TASK TO CARRY OUT – Work out the number of lines containing "this". Give that number alone.

Extracted records
-.-.-

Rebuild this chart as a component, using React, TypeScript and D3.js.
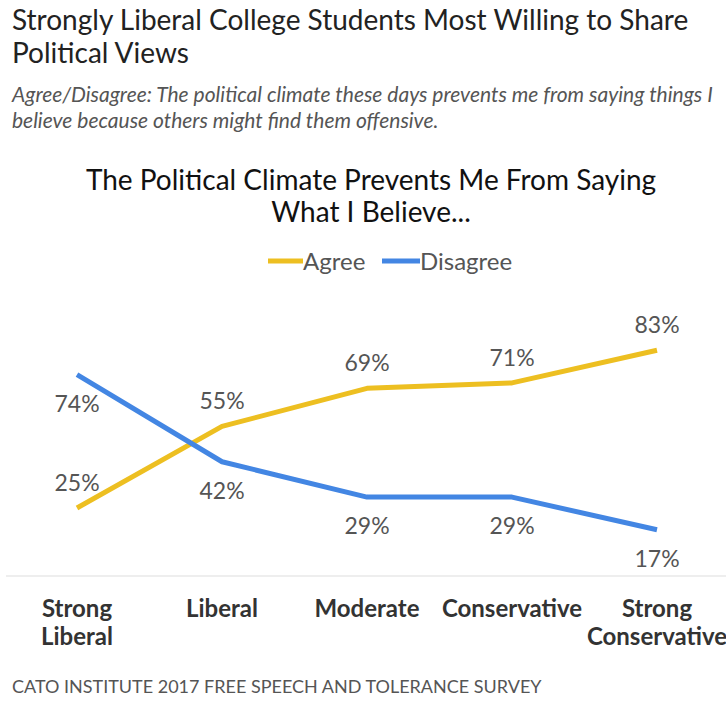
import React from "react";
import * as d3 from "d3";

const categories: string[][] = [
  ["Strong", "Liberal"],
  ["Liberal"],
  ["Moderate"],
  ["Conservative"],
  ["Strong", "Conservative"],
];
const agree: number[] = [25, 55, 69, 71, 83];
const disagree: number[] = [74, 42, 29, 29, 17];
const seriesNames = ["Agree", "Disagree"];

const W = 726;
const H = 706;
const YELLOW = "#EDBF21";
const BLUE = "#4386E3";
const FONT = "Lato, 'Open Sans', sans-serif";

export default function App() {
  const x = d3.scalePoint<number>().domain(d3.range(categories.length)).range([77, 657]);
  const y = d3.scaleLinear().domain([0, 100]).range([576, 304]);
  const line = d3
    .line<number>()
    .x((_, i) => x(i) as number)
    .y((d) => y(d))
    .curve(d3.curveLinear);

  return (
    <svg
      width={W}
      height={H}
      style={{ position: "absolute", left: 0, top: 0, background: "#fff" }}
      fontFamily={FONT}
    >
      <text x={12} y={30} fontSize={28} fill="#222">
        Strongly Liberal College Students Most Willing to Share
      </text>
      <text x={12} y={63} fontSize={28} fill="#222">
        Political Views
      </text>
      <text x={12} y={102} fontSize={21} fontStyle="italic" fill="#555">
        Agree/Disagree: The political climate these days prevents me from saying things I
      </text>
      <text x={12} y={128} fontSize={21} fontStyle="italic" fill="#555">
        believe because others might find them offensive.
      </text>

      <text x={371} y={190} fontSize={28} textAnchor="middle" fill="#111">
        The Political Climate Prevents Me From Saying
      </text>
      <text x={371} y={222} fontSize={28} textAnchor="middle" fill="#111">
        What I Believe...
      </text>

      {/* legend */}
      <line x1={268} x2={303} y1={261} y2={261} stroke={YELLOW} strokeWidth={5} />
      <text x={303} y={270} fontSize={24} fill="#555">
        {seriesNames[0]}
      </text>
      <line x1={382} x2={420} y1={261} y2={261} stroke={BLUE} strokeWidth={5} />
      <text x={420} y={270} fontSize={24} fill="#555">
        {seriesNames[1]}
      </text>

      {/* baseline */}
      <line x1={6} x2={W} y1={576} y2={576} stroke="#eeeeee" strokeWidth={2} />

      <path
        d={line(agree) || ""}
        fill="none"
        stroke={YELLOW}
        strokeWidth={5}
        strokeLinejoin="round"
      />
      <path
        d={line(disagree) || ""}
        fill="none"
        stroke={BLUE}
        strokeWidth={5}
        strokeLinejoin="round"
      />

      {agree.map((v, i) => (
        <text
          key={"a" + i}
          x={x(i)}
          y={y(v) - 17}
          fontSize={23}
          textAnchor="middle"
          fill="#555"
        >
          {v}%
        </text>
      ))}
      {disagree.map((v, i) => (
        <text
          key={"d" + i}
          x={x(i)}
          y={y(v) + 37}
          fontSize={23}
          textAnchor="middle"
          fill="#555"
        >
          {v}%
        </text>
      ))}

      {categories.map((lines, i) => (
        <text
          key={"c" + i}
          x={x(i)}
          fontSize={24}
          fontWeight="bold"
          textAnchor="middle"
          fill="#333"
        >
          {lines.map((l, j) => (
            <tspan key={j} x={x(i)} y={617 + j * 28}>
              {l}
            </tspan>
          ))}
        </text>
      ))}

      <text x={12} y={693} fontSize={18} fill="#555">
        CATO INSTITUTE 2017 FREE SPEECH AND TOLERANCE SURVEY
      </text>
    </svg>
  );
}
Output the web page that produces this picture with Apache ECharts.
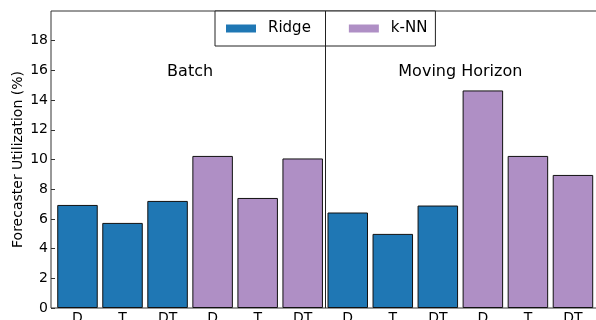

-.-.-

RESULT BELOW – 2